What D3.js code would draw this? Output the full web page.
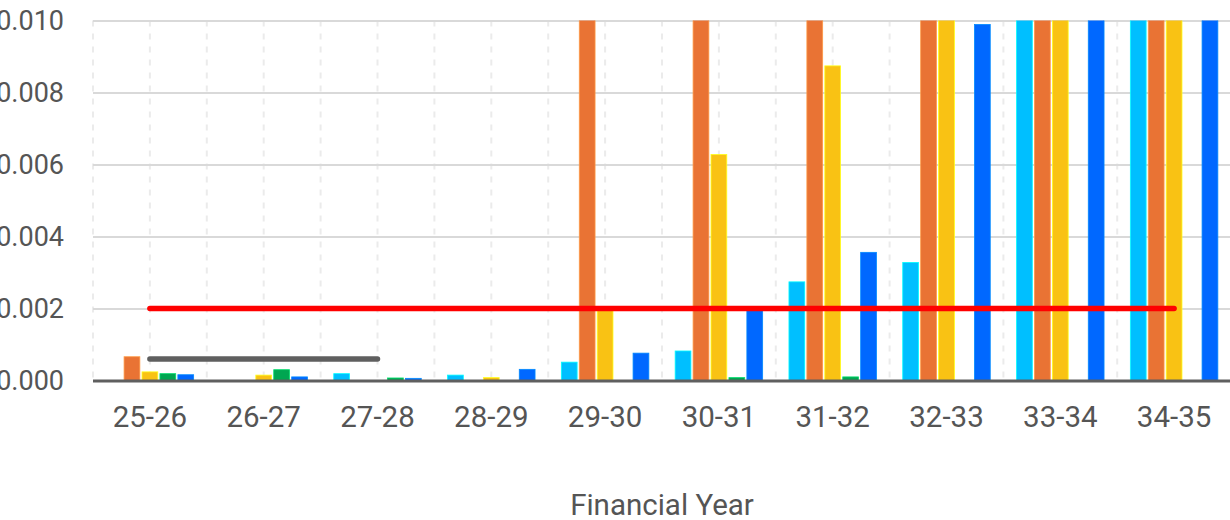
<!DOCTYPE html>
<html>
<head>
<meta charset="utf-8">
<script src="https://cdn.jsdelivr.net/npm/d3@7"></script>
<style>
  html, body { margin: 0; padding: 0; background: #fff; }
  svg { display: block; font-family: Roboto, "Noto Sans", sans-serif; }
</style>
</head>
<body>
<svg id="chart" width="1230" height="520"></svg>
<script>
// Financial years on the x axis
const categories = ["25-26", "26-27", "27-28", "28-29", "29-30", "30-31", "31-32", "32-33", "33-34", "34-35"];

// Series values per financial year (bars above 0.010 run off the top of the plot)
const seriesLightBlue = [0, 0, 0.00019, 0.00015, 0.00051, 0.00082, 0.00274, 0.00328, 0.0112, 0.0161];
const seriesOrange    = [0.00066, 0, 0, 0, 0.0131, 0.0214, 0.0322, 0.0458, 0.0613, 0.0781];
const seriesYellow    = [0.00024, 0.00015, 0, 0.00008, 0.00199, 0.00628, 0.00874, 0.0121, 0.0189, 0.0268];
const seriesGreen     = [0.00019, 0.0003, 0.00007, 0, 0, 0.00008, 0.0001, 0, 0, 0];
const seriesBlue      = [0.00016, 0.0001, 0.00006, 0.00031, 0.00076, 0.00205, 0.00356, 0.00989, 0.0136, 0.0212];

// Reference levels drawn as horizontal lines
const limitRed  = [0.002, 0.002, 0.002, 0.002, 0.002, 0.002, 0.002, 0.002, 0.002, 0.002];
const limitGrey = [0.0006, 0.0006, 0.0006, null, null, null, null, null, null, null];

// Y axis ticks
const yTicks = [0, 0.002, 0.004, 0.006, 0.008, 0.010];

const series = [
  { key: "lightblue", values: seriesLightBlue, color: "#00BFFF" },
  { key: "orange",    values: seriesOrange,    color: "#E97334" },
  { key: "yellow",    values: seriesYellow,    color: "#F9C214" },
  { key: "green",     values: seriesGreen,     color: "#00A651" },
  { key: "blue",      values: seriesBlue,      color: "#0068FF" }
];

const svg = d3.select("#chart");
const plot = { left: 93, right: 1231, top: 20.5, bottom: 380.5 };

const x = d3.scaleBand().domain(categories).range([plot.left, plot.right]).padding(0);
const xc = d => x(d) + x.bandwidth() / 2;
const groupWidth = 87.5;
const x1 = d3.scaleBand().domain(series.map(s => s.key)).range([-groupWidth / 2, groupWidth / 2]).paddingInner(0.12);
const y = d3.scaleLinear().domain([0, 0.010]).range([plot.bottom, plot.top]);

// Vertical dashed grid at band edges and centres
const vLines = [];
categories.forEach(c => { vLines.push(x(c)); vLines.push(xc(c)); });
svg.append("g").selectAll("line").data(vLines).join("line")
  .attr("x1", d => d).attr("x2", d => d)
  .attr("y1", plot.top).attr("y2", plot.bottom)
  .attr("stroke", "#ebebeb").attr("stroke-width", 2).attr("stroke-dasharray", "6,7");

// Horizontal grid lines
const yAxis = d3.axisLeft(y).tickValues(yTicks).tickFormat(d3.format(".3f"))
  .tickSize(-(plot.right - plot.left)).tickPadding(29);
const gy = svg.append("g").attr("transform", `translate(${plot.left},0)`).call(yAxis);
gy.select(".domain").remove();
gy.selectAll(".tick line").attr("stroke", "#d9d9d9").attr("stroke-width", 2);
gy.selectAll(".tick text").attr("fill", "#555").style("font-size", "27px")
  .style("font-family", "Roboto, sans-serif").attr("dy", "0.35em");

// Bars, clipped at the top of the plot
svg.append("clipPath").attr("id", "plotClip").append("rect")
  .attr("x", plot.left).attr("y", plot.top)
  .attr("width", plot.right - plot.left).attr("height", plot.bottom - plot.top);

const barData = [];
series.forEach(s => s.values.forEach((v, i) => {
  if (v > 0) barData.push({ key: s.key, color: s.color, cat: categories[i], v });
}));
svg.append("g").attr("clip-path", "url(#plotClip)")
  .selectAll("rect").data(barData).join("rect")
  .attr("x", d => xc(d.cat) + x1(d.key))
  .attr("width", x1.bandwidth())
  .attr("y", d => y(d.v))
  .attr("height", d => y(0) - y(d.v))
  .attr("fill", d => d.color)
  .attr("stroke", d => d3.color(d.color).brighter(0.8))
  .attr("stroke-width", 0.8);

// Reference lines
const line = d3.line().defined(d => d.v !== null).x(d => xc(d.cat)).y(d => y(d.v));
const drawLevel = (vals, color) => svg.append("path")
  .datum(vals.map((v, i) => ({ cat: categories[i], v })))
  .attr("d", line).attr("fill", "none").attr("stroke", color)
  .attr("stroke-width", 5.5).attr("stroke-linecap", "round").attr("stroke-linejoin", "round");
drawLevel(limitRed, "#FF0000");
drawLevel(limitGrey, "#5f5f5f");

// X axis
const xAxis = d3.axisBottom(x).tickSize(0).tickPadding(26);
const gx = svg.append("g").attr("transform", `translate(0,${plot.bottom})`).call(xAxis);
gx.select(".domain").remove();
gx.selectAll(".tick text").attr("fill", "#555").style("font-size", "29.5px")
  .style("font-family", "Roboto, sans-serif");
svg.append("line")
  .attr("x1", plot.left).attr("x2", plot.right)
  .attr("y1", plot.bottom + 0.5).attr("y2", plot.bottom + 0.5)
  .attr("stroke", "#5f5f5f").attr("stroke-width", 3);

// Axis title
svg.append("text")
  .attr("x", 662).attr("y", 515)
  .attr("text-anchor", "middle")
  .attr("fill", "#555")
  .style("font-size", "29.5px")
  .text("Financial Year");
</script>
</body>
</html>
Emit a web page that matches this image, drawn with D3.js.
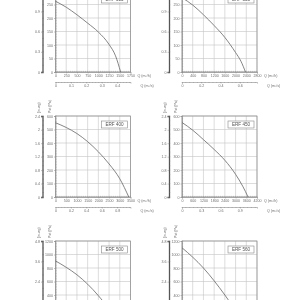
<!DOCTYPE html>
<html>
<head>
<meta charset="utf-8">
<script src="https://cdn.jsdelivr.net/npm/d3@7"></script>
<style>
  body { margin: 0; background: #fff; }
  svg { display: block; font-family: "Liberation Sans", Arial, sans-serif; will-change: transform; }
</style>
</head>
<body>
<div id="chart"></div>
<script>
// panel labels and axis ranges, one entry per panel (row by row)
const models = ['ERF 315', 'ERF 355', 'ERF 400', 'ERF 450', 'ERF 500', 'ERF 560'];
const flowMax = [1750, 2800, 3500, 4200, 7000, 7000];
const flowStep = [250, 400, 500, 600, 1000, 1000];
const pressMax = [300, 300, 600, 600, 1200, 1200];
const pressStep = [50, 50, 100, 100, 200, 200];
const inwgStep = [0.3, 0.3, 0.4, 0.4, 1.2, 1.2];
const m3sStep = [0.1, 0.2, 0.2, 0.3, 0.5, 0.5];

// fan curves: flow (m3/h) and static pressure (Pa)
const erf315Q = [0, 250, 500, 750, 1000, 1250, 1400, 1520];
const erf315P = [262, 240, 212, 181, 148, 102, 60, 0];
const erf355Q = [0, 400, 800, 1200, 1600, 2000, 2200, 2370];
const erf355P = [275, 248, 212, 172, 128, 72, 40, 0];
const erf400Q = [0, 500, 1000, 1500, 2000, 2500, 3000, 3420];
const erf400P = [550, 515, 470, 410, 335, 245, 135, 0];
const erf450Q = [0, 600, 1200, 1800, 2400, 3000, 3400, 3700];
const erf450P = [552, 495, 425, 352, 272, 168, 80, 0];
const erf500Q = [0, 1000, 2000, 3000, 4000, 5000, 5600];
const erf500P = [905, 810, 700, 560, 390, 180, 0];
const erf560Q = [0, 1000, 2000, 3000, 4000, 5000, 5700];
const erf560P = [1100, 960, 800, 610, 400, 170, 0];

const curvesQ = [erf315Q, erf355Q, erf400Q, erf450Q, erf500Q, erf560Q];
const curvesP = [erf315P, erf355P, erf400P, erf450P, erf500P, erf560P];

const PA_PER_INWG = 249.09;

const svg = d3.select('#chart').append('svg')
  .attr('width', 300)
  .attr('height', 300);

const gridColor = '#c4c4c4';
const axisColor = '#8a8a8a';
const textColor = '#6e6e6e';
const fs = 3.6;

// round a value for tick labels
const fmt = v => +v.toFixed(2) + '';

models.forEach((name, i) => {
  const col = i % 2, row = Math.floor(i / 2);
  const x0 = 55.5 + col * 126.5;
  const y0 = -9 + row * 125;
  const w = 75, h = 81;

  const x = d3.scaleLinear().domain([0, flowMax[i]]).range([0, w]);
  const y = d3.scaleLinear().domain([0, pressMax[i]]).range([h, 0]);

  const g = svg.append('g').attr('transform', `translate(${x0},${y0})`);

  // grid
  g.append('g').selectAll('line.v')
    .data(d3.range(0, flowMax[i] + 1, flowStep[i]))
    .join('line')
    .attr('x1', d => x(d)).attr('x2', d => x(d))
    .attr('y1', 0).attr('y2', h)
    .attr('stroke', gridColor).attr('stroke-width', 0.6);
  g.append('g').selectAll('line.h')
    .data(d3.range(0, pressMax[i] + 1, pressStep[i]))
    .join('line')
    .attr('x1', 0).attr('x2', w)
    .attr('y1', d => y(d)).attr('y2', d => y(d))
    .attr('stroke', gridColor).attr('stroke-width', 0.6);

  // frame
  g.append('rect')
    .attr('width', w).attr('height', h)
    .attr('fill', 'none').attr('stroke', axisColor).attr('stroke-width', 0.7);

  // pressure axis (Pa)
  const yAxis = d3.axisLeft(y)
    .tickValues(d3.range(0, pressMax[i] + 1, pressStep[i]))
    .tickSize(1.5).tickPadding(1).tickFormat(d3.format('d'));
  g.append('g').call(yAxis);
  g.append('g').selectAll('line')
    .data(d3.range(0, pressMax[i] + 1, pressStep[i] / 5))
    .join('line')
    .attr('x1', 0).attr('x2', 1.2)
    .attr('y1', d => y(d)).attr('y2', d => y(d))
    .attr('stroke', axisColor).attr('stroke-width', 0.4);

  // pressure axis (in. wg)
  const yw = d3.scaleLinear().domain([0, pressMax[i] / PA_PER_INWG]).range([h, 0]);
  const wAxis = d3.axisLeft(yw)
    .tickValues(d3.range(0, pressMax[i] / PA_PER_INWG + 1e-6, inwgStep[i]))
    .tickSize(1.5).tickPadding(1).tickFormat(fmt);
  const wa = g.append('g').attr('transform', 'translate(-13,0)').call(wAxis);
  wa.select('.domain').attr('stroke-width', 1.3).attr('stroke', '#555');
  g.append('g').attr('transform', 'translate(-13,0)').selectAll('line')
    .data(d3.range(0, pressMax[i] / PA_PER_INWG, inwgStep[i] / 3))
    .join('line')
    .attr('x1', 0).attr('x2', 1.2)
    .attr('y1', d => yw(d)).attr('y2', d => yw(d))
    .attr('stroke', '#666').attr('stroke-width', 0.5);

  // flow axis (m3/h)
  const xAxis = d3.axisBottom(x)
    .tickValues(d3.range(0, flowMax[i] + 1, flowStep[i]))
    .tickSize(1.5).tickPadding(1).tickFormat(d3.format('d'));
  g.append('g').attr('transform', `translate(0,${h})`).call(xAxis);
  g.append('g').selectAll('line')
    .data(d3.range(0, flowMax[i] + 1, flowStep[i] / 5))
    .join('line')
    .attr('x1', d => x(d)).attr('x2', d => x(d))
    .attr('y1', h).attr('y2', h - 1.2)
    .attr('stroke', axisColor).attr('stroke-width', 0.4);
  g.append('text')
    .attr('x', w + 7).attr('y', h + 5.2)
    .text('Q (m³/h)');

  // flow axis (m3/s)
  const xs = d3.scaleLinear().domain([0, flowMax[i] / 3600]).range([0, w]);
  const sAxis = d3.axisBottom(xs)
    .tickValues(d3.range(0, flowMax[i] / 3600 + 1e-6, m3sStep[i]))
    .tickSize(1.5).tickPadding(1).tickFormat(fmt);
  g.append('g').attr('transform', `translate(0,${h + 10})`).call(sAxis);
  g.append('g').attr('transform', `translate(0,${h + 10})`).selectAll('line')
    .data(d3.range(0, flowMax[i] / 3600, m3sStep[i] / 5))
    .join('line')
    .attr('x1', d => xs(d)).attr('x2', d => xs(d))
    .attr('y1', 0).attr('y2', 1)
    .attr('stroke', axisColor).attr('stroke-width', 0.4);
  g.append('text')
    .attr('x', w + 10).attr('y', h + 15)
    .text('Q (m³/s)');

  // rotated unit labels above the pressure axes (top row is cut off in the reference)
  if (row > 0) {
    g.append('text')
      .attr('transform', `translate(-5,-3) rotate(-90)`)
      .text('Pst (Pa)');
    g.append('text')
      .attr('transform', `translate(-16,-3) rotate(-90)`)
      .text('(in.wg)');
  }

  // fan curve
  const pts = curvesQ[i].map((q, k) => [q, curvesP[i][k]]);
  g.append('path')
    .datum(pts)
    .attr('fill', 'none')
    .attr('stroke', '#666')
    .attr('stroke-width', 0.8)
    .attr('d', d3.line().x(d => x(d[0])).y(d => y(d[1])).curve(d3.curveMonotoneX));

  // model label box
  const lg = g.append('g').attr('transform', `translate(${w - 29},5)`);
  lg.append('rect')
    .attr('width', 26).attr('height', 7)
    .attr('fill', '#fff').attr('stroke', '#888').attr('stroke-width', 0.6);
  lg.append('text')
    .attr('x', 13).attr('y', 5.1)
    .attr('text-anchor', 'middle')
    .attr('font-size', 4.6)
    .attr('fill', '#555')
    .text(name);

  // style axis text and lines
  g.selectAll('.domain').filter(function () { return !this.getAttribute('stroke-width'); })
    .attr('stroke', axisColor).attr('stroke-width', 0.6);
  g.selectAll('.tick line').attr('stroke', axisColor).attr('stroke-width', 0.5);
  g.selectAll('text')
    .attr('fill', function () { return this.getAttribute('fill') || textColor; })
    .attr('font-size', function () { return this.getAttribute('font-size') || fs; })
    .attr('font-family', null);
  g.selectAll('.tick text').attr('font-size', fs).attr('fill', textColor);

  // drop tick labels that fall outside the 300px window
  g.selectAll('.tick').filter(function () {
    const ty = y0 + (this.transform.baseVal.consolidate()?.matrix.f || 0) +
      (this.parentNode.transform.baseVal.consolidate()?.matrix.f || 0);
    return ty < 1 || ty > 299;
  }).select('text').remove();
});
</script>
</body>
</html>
******************************
**EXERCISE DIRECTIONS:**
The required output is the exact run of lines from the start of the records through the line containing "const yTicks = [0, 0.002, 0.004, 0.006, 0.008, 0.010];", both ends included, with no pictures.

**RESPONSE FOR THIS EXERCISE:**
What D3.js code would draw this? Output the full web page.
<!DOCTYPE html>
<html>
<head>
<meta charset="utf-8">
<script src="https://cdn.jsdelivr.net/npm/d3@7"></script>
<style>
  html, body { margin: 0; padding: 0; background: #fff; }
  svg { display: block; font-family: Roboto, "Noto Sans", sans-serif; }
</style>
</head>
<body>
<svg id="chart" width="1230" height="520"></svg>
<script>
// Financial years on the x axis
const categories = ["25-26", "26-27", "27-28", "28-29", "29-30", "30-31", "31-32", "32-33", "33-34", "34-35"];

// Series values per financial year (bars above 0.010 run off the top of the plot)
const seriesLightBlue = [0, 0, 0.00019, 0.00015, 0.00051, 0.00082, 0.00274, 0.00328, 0.0112, 0.0161];
const seriesOrange    = [0.00066, 0, 0, 0, 0.0131, 0.0214, 0.0322, 0.0458, 0.0613, 0.0781];
const seriesYellow    = [0.00024, 0.00015, 0, 0.00008, 0.00199, 0.00628, 0.00874, 0.0121, 0.0189, 0.0268];
const seriesGreen     = [0.00019, 0.0003, 0.00007, 0, 0, 0.00008, 0.0001, 0, 0, 0];
const seriesBlue      = [0.00016, 0.0001, 0.00006, 0.00031, 0.00076, 0.00205, 0.00356, 0.00989, 0.0136, 0.0212];

// Reference levels drawn as horizontal lines
const limitRed  = [0.002, 0.002, 0.002, 0.002, 0.002, 0.002, 0.002, 0.002, 0.002, 0.002];
const limitGrey = [0.0006, 0.0006, 0.0006, null, null, null, null, null, null, null];

// Y axis ticks
const yTicks = [0, 0.002, 0.004, 0.006, 0.008, 0.010];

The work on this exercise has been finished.